The Norwich Bulletin, May 6, 2016
Our View: Sanders voters can turn to Stein
Much has been made of recent polling showing that more than half of voters dislike the front-runners in their respective presidential primary races, Donald Trump (R) and Hillary Clinton (D). But provided her Connecticut petition drive is successful, voters here will have at least one more option: Dr. Jill Stein, the Green Party’s candidate.
“We are made to feel like we are the lunatic fringe when actually we are the heart and soul -- that is, this vision of a just and sustainable future really resonates with the basic community values of the American people, more and more,” Stein said in a meeting with our editorial board last week.
Indeed, the dynamics for the third party are different this year -- in 2012, Stein took about a half-million votes, about one-third of 1 percent of the total -- thanks to the unexpected strength of Sen. Bernie Sanders’ candidacy. Stein’s platform and Sanders’ have plenty of overlap, and if and when Sanders is no longer a factor, Stein is in a position to pick up some of his votes.
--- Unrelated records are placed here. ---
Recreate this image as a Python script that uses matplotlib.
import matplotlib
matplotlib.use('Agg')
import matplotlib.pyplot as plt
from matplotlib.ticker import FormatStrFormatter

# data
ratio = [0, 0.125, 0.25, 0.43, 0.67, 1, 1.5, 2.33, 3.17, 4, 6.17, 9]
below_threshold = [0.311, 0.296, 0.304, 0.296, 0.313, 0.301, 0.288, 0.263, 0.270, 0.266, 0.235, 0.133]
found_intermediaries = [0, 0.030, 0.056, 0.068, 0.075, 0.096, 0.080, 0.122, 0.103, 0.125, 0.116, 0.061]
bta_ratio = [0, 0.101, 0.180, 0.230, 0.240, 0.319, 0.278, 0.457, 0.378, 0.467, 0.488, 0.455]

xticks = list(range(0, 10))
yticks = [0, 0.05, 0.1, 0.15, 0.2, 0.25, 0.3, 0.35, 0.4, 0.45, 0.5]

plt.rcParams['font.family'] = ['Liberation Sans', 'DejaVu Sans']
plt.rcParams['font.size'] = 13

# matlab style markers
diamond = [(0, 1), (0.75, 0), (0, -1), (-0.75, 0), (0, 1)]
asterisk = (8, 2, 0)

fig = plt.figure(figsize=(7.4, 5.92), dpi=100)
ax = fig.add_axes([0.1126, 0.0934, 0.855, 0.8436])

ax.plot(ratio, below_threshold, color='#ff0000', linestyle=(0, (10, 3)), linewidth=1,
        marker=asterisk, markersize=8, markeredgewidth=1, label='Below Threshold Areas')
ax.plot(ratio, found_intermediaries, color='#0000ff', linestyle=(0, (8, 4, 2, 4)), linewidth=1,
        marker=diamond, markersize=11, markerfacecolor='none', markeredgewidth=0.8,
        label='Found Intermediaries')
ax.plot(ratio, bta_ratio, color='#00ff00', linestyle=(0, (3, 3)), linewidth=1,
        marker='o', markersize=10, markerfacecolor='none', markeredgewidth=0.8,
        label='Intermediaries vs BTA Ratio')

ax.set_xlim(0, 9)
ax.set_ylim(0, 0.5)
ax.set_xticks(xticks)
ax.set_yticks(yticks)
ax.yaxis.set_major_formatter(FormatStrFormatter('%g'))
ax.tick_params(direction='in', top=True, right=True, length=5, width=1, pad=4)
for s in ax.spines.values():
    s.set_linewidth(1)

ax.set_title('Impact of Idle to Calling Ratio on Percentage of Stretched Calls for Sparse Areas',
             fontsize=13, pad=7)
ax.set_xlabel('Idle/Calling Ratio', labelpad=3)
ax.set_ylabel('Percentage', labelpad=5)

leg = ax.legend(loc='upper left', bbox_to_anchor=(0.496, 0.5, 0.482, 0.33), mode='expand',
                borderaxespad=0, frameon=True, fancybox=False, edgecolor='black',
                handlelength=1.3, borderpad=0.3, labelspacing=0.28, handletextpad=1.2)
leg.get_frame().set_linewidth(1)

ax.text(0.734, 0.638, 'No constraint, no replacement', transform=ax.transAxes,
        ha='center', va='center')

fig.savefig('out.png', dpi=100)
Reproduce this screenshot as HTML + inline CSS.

Stein would push for a so-called “Green New Deal,” a plan to invest massively in renewable energy and get the U.S. off coal by 2030, in so doing creating 20 million jobs. But it relies on cutting the military by half and raising taxes on the wealthy and their investments. Stein also says a greener energy picture would create huge savings on public health care spending.
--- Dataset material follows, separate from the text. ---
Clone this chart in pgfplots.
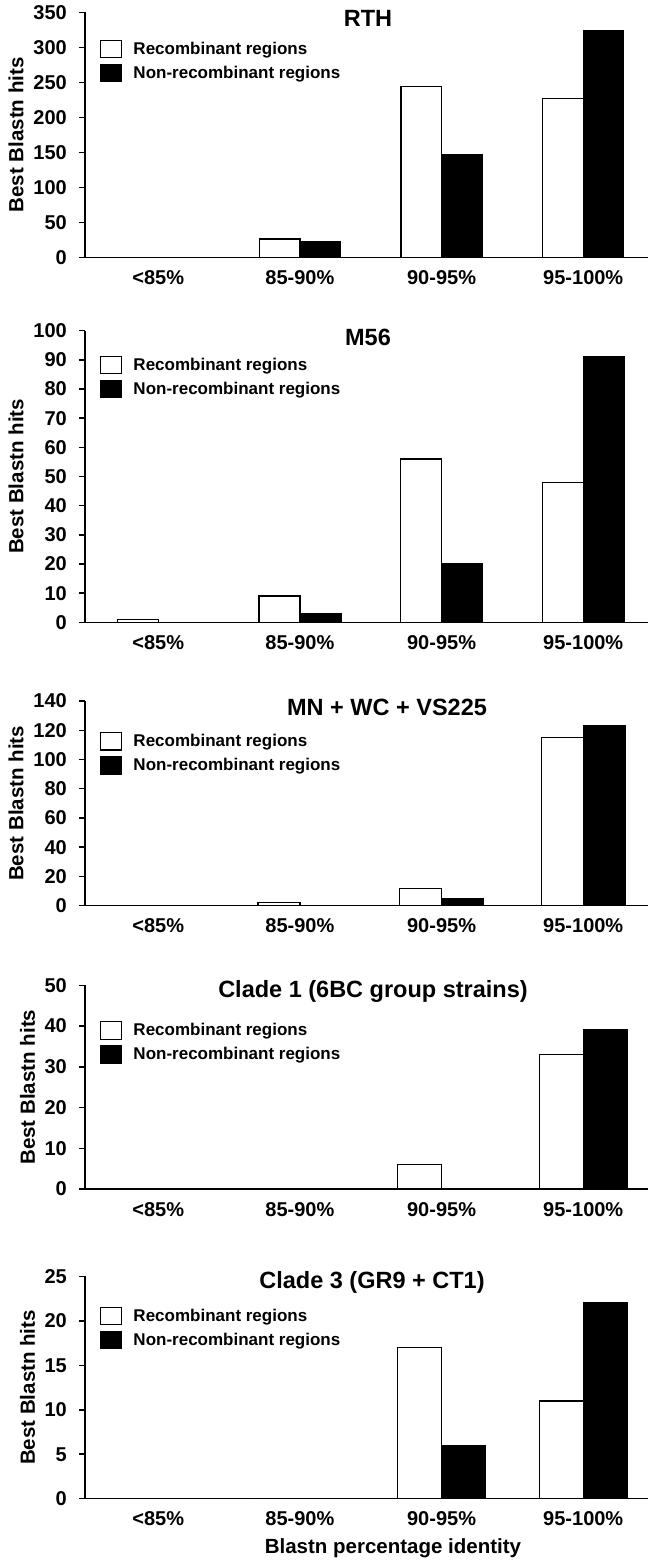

The Green candidate sees the country and the world as an interconnected web: Economy, energy, health care and national security are all intimately related, she rightly says, and she proposes to begin addressing them all with unprecedented public investment in green energy.
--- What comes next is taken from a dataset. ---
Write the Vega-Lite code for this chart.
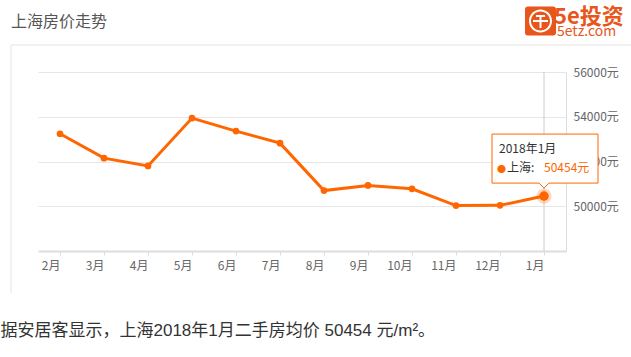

Stein said voters don’t have to settle for the “lesser evil” between Trump and Clinton: “The lesser evil is a false solution. It paves the way to the greater evil.”
Rather, Stein calls for a “principled vote” for her and a calibrated “moral compass.” And with so many voters willing to accept Sanders, formerly seen as a card-carrying member of the “lunatic fringe,” and with Trump and Clinton widely disliked, Stein’s pitch ought to resonate more strongly this year.